Provided records:
—————

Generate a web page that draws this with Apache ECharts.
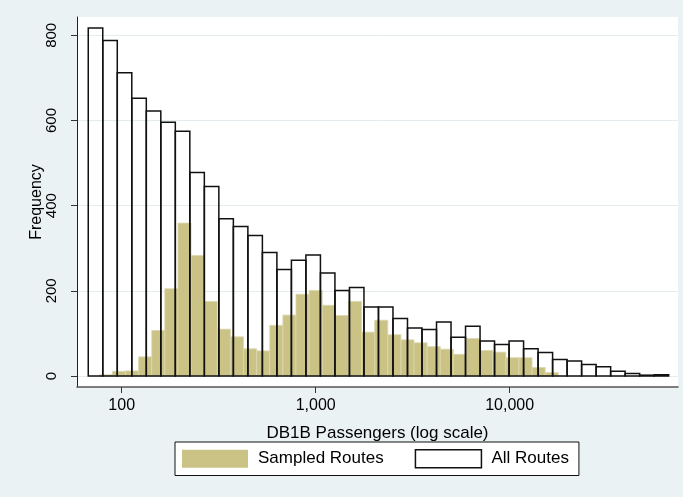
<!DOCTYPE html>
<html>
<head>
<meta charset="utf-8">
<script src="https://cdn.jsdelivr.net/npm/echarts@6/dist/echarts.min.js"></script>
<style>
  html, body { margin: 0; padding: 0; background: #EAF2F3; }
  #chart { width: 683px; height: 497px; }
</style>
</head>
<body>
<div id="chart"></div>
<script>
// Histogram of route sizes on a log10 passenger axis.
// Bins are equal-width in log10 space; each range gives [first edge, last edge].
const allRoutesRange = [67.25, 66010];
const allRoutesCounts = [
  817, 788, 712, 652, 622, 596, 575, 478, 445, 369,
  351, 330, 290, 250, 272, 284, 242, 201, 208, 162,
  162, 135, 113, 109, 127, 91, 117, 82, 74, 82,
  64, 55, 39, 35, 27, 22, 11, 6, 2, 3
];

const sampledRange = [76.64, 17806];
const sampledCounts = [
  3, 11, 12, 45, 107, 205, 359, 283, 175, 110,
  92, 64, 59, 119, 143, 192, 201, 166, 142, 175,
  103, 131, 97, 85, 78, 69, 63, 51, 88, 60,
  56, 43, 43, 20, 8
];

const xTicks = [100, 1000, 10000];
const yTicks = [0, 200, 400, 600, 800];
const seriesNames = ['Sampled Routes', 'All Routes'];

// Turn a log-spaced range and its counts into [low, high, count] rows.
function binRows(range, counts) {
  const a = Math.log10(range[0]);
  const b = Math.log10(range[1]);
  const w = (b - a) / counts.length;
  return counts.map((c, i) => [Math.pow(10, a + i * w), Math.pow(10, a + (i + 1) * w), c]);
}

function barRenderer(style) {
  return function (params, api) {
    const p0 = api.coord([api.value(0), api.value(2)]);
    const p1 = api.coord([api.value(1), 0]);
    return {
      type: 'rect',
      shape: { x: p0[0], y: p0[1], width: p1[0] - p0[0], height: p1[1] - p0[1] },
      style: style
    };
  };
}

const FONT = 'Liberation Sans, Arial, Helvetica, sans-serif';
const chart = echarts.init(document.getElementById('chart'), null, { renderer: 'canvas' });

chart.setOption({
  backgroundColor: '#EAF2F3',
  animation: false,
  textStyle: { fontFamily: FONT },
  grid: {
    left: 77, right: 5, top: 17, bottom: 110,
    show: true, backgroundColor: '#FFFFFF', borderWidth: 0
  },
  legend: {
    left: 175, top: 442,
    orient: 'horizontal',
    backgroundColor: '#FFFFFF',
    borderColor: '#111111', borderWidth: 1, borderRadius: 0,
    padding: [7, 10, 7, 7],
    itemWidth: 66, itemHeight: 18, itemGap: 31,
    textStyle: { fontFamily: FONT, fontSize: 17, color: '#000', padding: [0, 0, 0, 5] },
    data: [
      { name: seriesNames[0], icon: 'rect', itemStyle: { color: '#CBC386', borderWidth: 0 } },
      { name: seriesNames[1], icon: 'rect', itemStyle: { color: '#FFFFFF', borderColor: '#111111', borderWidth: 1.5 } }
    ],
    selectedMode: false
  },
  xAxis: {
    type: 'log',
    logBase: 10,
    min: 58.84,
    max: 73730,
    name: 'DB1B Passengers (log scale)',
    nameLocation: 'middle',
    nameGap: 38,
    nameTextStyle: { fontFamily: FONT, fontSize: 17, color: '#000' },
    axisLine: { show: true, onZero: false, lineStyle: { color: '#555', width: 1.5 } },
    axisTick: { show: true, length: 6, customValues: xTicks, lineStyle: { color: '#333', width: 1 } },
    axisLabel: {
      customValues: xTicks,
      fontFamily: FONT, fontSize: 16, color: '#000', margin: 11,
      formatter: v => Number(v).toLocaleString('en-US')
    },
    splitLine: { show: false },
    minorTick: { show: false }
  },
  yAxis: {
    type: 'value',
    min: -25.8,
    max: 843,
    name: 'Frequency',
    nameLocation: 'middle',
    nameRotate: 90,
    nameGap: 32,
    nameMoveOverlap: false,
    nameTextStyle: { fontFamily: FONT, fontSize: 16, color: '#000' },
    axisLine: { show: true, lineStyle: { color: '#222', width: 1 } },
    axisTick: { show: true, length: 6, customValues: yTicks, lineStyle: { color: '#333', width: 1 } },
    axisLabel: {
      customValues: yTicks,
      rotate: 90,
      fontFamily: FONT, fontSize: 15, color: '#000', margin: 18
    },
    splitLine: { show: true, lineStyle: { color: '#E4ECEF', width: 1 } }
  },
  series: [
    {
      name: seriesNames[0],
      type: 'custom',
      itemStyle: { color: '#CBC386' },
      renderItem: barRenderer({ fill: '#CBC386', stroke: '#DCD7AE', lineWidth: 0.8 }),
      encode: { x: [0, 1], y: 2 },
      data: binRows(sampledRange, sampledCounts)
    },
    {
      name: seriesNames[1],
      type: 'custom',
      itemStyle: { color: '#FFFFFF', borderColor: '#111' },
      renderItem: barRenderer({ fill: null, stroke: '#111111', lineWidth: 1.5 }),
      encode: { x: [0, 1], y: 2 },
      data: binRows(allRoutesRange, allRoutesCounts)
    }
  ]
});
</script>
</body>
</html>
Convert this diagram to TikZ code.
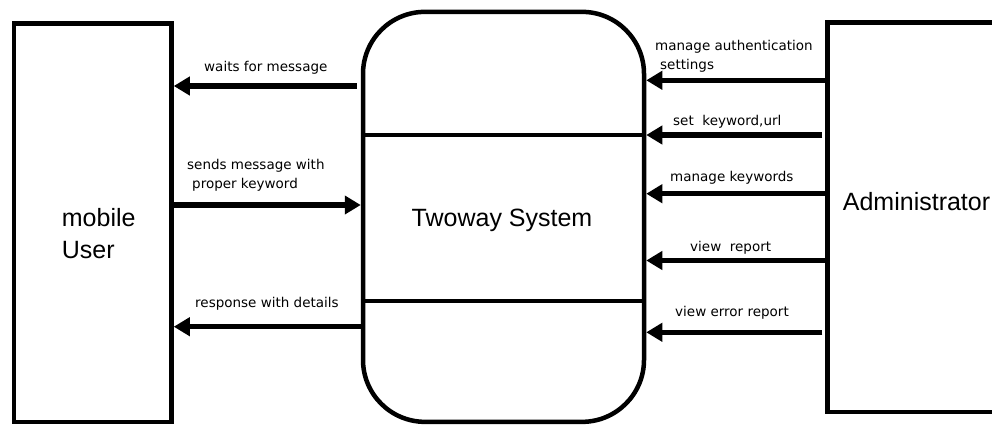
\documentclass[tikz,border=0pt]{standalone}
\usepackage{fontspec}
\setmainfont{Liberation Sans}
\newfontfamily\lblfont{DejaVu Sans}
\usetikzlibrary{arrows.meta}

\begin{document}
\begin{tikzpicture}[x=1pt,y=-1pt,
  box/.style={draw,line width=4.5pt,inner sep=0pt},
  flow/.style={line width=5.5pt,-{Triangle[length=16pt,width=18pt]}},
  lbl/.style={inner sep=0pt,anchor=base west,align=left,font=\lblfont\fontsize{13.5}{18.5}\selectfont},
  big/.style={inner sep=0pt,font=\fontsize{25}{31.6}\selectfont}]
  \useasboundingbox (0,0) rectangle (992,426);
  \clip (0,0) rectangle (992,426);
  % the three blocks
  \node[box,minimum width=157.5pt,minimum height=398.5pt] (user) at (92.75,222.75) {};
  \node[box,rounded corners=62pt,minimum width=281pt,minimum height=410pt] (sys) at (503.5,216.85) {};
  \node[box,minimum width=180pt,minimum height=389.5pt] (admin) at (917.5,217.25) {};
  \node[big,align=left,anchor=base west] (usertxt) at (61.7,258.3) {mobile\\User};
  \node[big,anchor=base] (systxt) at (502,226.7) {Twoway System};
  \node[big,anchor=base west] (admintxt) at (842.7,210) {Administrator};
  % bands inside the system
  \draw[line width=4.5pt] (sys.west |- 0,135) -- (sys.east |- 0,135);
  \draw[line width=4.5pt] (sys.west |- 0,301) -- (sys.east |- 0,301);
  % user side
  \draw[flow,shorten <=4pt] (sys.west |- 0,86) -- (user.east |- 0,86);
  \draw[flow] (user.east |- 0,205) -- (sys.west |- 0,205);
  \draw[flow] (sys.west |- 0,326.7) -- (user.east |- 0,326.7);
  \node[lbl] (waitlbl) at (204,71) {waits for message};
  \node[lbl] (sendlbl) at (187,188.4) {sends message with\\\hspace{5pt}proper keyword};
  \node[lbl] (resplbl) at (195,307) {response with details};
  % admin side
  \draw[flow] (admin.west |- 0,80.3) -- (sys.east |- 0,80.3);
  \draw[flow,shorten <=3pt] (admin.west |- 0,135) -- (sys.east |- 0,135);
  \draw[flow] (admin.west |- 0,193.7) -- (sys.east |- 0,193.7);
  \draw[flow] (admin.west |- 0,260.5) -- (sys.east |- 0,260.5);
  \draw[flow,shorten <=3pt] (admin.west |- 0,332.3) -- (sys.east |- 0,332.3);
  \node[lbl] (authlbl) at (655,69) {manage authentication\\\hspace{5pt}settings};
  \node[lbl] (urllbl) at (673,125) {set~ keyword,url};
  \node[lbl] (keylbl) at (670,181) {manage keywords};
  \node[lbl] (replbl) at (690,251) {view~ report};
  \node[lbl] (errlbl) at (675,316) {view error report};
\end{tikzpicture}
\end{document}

—————

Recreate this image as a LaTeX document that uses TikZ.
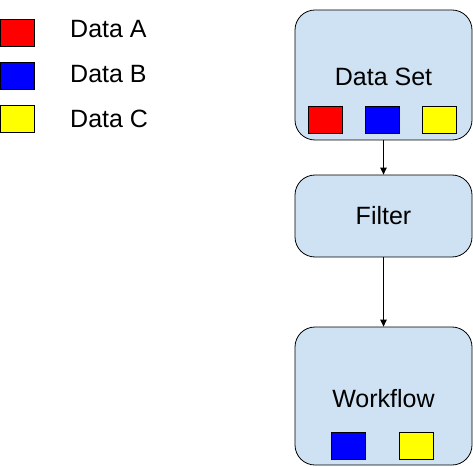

—————

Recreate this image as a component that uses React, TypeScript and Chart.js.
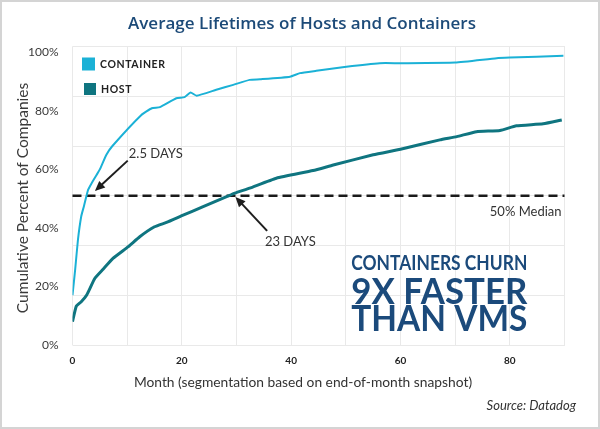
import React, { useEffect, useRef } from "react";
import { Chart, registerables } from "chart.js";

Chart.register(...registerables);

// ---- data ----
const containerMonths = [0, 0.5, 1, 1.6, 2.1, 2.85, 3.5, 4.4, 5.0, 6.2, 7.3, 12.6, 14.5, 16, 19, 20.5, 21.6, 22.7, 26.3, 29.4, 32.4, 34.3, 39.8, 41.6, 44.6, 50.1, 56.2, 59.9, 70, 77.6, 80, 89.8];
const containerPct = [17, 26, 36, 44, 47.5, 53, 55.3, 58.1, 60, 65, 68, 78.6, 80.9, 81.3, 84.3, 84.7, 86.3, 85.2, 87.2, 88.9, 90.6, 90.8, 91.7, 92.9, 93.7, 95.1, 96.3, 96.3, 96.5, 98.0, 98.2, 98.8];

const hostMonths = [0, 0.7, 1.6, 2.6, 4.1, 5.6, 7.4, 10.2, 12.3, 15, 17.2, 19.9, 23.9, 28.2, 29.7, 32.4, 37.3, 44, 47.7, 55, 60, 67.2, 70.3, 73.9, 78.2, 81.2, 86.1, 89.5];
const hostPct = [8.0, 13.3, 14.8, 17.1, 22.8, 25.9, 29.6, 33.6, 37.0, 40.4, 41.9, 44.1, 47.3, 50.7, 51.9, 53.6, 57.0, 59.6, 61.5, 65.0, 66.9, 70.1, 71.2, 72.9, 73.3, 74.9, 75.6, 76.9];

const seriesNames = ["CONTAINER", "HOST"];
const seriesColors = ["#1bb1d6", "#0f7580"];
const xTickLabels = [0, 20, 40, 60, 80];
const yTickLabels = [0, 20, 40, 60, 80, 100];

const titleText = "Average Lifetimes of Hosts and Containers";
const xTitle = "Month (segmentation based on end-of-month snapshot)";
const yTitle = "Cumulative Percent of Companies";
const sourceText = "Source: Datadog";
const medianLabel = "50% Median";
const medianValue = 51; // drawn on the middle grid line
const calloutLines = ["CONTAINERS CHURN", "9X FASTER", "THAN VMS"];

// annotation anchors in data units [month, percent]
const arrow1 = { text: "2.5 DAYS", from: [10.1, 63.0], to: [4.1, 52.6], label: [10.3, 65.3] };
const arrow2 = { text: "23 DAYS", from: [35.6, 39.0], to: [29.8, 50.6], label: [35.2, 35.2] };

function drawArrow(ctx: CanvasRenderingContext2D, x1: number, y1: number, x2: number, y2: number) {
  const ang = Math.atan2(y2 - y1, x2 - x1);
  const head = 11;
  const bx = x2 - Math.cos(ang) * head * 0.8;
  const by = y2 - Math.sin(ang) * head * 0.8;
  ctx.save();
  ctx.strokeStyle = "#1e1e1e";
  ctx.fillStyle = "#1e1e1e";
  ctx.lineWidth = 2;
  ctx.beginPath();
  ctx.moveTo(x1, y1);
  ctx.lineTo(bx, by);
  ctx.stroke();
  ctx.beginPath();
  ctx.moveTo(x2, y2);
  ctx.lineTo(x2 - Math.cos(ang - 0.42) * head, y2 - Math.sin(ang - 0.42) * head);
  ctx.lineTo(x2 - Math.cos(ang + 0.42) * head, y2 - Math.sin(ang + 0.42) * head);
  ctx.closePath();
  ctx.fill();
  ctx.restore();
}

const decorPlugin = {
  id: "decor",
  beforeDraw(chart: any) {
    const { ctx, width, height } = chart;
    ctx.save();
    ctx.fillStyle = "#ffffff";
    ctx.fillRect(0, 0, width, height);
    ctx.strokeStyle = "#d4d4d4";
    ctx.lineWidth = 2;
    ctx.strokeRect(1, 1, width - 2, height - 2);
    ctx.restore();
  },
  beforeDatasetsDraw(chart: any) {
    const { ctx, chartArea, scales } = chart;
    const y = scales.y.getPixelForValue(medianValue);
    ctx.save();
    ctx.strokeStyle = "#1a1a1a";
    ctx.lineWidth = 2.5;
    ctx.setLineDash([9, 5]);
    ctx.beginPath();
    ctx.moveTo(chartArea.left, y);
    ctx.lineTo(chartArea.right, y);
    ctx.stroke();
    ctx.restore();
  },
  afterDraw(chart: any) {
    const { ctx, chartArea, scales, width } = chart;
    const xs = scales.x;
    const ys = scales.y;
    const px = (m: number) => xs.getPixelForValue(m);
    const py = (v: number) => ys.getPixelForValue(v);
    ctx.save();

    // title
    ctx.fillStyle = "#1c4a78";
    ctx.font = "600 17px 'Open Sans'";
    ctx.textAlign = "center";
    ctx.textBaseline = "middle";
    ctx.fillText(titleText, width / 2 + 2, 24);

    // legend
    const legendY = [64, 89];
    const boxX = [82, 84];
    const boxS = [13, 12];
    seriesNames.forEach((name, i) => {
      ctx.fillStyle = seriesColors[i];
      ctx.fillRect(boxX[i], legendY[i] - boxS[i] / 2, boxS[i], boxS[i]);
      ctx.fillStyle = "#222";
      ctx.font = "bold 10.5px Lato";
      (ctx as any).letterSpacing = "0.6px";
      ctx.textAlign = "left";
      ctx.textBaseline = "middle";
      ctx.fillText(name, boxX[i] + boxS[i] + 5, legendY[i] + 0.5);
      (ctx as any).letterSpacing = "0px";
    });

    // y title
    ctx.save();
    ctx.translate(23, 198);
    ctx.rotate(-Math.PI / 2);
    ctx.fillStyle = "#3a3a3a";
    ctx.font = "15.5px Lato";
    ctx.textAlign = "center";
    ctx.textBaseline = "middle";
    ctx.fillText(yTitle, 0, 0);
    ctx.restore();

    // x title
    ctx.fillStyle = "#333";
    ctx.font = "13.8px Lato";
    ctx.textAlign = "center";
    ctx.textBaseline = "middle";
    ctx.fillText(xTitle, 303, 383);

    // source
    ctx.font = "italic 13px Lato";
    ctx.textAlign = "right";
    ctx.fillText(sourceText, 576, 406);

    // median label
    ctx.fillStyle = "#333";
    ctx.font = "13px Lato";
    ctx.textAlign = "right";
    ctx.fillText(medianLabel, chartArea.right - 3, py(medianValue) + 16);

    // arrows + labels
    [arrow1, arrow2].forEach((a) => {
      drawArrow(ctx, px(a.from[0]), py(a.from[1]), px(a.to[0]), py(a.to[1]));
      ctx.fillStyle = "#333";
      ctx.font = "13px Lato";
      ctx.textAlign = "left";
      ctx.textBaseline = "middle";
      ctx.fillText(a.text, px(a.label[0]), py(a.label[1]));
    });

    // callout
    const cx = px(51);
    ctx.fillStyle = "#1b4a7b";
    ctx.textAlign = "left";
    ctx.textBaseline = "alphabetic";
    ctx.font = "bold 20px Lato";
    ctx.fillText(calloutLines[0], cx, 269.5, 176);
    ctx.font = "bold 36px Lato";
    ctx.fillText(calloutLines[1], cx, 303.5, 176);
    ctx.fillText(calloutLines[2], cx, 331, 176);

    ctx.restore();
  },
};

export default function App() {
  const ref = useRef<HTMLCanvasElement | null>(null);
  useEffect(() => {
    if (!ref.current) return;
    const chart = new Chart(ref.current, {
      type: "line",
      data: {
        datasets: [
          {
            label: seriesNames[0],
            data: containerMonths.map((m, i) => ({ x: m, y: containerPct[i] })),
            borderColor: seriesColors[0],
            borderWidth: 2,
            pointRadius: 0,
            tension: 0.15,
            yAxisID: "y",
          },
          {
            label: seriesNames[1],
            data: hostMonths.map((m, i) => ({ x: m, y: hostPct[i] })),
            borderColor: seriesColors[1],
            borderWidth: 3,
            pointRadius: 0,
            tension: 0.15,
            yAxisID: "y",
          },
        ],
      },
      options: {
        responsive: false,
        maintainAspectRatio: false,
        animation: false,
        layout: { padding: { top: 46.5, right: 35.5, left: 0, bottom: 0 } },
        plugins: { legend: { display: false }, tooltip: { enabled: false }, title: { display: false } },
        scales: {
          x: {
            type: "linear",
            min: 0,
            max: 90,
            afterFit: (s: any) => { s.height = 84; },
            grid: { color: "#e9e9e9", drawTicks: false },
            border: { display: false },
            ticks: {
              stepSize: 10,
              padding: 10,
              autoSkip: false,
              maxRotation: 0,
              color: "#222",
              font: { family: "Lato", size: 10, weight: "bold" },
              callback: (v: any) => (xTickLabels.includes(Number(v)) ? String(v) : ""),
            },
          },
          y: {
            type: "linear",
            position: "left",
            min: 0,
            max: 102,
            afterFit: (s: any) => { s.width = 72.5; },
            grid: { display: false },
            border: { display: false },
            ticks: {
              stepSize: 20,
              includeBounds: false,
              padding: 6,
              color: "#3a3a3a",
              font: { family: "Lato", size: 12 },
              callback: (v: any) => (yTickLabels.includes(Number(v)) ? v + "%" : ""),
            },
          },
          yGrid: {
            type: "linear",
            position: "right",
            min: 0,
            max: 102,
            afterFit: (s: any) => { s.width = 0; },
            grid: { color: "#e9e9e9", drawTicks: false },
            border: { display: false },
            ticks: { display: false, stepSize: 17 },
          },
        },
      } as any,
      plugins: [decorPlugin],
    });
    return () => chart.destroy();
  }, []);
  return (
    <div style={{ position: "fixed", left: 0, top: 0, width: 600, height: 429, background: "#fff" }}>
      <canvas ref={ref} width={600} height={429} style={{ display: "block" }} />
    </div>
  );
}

—————

What you will do:
Out of the records above, set down only the lines from the one that contains "Recreate this image as a component" through the one that contains "Chart.register(...registerables);", unchanged and without the pictures.

Task solution:
Recreate this image as a component that uses React, TypeScript and Chart.js.
import React, { useEffect, useRef } from "react";
import { Chart, registerables } from "chart.js";

Chart.register(...registerables);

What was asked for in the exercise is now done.